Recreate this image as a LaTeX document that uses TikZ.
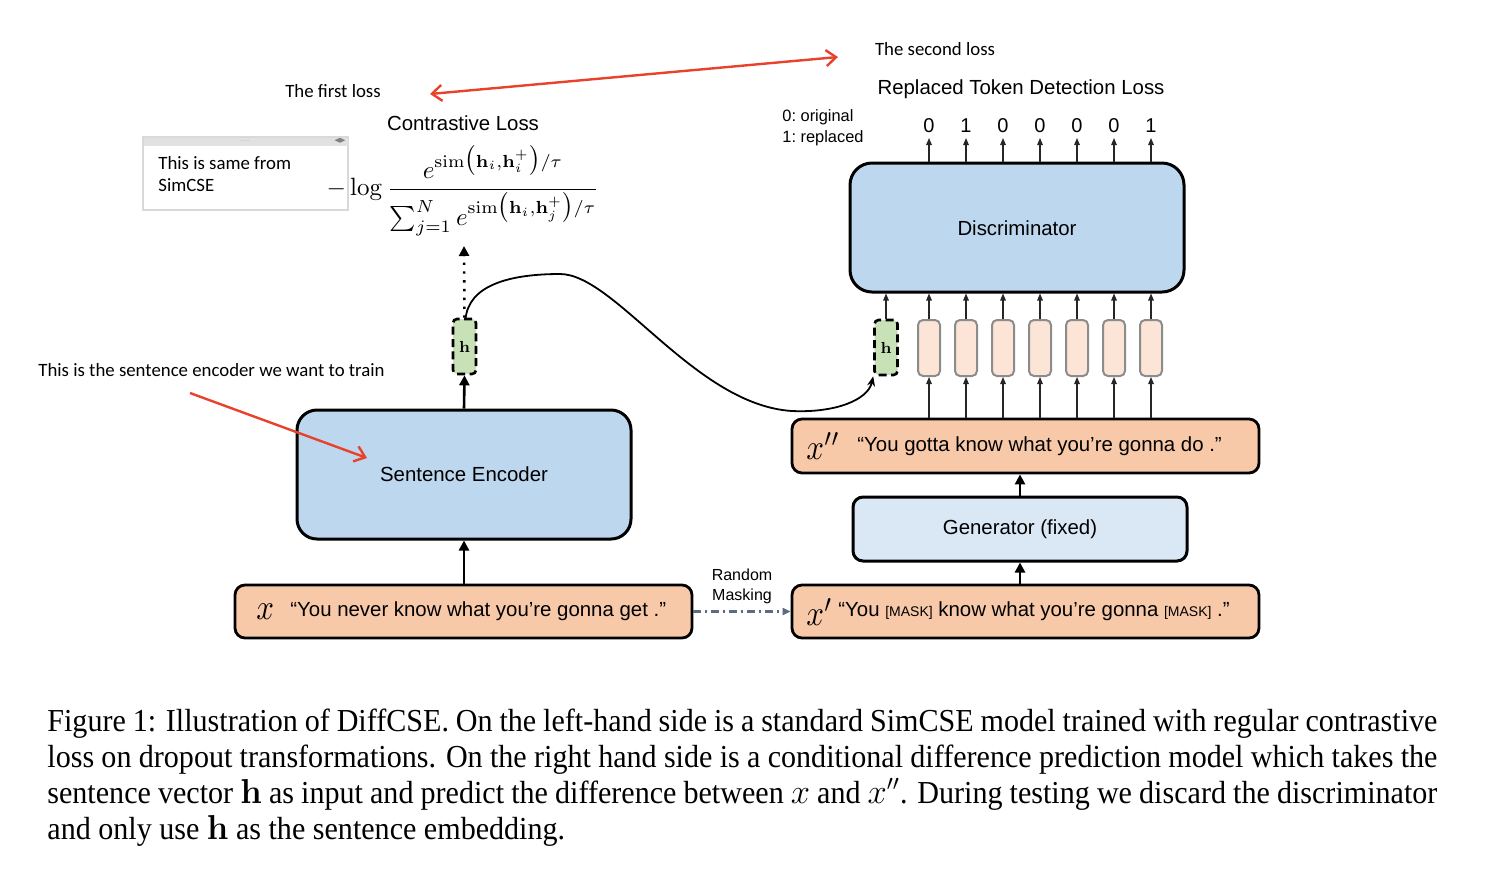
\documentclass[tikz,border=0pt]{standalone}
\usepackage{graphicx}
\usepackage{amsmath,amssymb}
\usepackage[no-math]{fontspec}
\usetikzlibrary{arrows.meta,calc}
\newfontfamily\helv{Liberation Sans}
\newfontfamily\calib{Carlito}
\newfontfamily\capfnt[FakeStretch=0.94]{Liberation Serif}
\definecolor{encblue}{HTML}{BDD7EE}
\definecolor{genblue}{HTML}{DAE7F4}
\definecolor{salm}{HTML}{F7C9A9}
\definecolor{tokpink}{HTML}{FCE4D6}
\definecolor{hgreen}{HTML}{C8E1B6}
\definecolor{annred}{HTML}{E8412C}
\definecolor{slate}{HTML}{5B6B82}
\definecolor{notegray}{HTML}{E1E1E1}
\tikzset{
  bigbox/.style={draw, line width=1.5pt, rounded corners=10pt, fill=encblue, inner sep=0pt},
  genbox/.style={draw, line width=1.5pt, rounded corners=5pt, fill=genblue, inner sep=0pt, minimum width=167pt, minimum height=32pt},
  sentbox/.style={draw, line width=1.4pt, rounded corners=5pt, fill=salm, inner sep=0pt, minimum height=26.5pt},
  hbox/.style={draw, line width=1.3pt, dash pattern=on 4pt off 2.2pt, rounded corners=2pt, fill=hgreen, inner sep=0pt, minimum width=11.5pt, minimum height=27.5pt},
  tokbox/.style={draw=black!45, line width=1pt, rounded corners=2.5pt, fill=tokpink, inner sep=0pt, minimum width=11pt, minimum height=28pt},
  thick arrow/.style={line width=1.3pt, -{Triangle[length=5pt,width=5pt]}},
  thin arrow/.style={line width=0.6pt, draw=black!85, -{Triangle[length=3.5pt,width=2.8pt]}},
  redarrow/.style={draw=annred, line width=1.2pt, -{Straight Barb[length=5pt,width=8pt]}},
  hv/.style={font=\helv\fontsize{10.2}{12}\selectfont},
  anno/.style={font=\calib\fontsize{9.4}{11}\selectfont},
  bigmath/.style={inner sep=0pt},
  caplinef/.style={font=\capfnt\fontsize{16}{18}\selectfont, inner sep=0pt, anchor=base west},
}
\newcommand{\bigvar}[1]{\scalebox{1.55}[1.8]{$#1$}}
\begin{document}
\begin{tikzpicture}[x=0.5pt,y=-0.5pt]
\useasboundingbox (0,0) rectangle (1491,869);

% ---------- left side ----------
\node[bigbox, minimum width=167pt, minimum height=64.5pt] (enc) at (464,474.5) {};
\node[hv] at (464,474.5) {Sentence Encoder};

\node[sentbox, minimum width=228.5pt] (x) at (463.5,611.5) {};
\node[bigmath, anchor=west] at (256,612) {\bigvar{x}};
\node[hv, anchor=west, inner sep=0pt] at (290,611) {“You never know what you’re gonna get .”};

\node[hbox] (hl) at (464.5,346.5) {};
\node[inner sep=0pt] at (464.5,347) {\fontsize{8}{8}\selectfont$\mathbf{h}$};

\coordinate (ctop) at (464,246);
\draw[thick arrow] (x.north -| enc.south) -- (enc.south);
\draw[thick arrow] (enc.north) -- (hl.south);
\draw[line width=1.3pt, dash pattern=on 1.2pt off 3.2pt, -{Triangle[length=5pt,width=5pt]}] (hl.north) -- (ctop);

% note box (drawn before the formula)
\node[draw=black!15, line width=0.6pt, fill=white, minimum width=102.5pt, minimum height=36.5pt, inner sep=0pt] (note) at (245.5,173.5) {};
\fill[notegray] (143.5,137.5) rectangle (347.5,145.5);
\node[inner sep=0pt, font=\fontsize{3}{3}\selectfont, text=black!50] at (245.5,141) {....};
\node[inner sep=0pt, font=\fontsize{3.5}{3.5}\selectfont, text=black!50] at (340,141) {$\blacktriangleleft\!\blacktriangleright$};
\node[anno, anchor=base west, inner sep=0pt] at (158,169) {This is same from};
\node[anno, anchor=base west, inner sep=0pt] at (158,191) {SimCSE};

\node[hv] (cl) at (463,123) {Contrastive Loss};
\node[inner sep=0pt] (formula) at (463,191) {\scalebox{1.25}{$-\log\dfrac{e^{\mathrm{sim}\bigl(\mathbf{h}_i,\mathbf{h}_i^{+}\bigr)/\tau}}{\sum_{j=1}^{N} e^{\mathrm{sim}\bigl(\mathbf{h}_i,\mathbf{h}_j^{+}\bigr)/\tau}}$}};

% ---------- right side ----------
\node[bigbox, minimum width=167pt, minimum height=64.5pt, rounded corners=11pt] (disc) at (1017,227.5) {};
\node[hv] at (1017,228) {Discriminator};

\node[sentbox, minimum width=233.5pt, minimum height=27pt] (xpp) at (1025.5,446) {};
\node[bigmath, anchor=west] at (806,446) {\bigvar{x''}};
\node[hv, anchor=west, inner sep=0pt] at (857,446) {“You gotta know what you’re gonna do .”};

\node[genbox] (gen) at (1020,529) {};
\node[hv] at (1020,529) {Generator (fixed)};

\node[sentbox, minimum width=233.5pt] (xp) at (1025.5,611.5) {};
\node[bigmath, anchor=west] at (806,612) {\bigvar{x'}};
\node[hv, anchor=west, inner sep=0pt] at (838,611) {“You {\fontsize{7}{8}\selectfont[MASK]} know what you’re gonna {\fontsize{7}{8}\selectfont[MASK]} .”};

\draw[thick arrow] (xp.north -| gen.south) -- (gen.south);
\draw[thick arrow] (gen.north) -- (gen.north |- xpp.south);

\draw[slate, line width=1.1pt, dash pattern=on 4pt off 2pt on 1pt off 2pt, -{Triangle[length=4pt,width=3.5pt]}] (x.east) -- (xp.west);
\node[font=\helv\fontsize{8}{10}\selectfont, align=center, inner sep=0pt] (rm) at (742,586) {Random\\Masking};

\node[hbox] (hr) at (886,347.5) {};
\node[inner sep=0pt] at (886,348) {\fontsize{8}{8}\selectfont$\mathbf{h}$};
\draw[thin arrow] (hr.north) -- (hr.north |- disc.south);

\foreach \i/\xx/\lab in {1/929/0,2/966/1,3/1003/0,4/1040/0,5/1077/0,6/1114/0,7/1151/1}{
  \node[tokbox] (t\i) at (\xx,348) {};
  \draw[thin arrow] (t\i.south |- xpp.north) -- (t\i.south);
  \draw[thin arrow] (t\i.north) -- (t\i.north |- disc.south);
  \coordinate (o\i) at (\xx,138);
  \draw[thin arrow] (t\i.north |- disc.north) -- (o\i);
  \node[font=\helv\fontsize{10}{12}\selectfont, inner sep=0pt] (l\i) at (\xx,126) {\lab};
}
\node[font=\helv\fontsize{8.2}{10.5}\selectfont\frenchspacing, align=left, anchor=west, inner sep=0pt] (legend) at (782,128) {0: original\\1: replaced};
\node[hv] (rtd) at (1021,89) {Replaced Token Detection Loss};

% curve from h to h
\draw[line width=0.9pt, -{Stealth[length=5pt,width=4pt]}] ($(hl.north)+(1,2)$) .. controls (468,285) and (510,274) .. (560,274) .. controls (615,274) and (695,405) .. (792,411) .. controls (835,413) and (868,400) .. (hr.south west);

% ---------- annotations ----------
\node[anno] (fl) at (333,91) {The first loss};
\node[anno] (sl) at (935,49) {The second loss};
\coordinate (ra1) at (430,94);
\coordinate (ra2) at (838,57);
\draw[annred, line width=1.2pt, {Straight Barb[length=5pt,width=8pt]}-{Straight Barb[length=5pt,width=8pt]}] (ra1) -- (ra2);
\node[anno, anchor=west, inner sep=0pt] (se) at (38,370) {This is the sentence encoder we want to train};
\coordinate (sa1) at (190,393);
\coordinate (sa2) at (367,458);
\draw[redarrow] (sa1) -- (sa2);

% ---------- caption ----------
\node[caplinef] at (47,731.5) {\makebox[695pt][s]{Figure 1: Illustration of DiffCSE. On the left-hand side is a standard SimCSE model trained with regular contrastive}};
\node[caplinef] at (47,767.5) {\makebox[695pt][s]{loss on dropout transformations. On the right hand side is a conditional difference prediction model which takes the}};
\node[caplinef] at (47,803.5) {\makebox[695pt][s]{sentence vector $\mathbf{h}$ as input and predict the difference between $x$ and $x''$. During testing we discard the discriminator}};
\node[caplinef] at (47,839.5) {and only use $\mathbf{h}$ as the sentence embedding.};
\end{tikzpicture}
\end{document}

[Task goal] Transcribe the opening line of the listing above, please, and every line after it through the line with "sep=0pt] at (290,611)", word for word, without pictures.

[Exercise result]
Recreate this image as a LaTeX document that uses TikZ.
\documentclass[tikz,border=0pt]{standalone}
\usepackage{graphicx}
\usepackage{amsmath,amssymb}
\usepackage[no-math]{fontspec}
\usetikzlibrary{arrows.meta,calc}
\newfontfamily\helv{Liberation Sans}
\newfontfamily\calib{Carlito}
\newfontfamily\capfnt[FakeStretch=0.94]{Liberation Serif}
\definecolor{encblue}{HTML}{BDD7EE}
\definecolor{genblue}{HTML}{DAE7F4}
\definecolor{salm}{HTML}{F7C9A9}
\definecolor{tokpink}{HTML}{FCE4D6}
\definecolor{hgreen}{HTML}{C8E1B6}
\definecolor{annred}{HTML}{E8412C}
\definecolor{slate}{HTML}{5B6B82}
\definecolor{notegray}{HTML}{E1E1E1}
\tikzset{
  bigbox/.style={draw, line width=1.5pt, rounded corners=10pt, fill=encblue, inner sep=0pt},
  genbox/.style={draw, line width=1.5pt, rounded corners=5pt, fill=genblue, inner sep=0pt, minimum width=167pt, minimum height=32pt},
  sentbox/.style={draw, line width=1.4pt, rounded corners=5pt, fill=salm, inner sep=0pt, minimum height=26.5pt},
  hbox/.style={draw, line width=1.3pt, dash pattern=on 4pt off 2.2pt, rounded corners=2pt, fill=hgreen, inner sep=0pt, minimum width=11.5pt, minimum height=27.5pt},
  tokbox/.style={draw=black!45, line width=1pt, rounded corners=2.5pt, fill=tokpink, inner sep=0pt, minimum width=11pt, minimum height=28pt},
  thick arrow/.style={line width=1.3pt, -{Triangle[length=5pt,width=5pt]}},
  thin arrow/.style={line width=0.6pt, draw=black!85, -{Triangle[length=3.5pt,width=2.8pt]}},
  redarrow/.style={draw=annred, line width=1.2pt, -{Straight Barb[length=5pt,width=8pt]}},
  hv/.style={font=\helv\fontsize{10.2}{12}\selectfont},
  anno/.style={font=\calib\fontsize{9.4}{11}\selectfont},
  bigmath/.style={inner sep=0pt},
  caplinef/.style={font=\capfnt\fontsize{16}{18}\selectfont, inner sep=0pt, anchor=base west},
}
\newcommand{\bigvar}[1]{\scalebox{1.55}[1.8]{$#1$}}
\begin{document}
\begin{tikzpicture}[x=0.5pt,y=-0.5pt]
\useasboundingbox (0,0) rectangle (1491,869);

% ---------- left side ----------
\node[bigbox, minimum width=167pt, minimum height=64.5pt] (enc) at (464,474.5) {};
\node[hv] at (464,474.5) {Sentence Encoder};

\node[sentbox, minimum width=228.5pt] (x) at (463.5,611.5) {};
\node[bigmath, anchor=west] at (256,612) {\bigvar{x}};
\node[hv, anchor=west, inner sep=0pt] at (290,611) {“You never know what you’re gonna get .”};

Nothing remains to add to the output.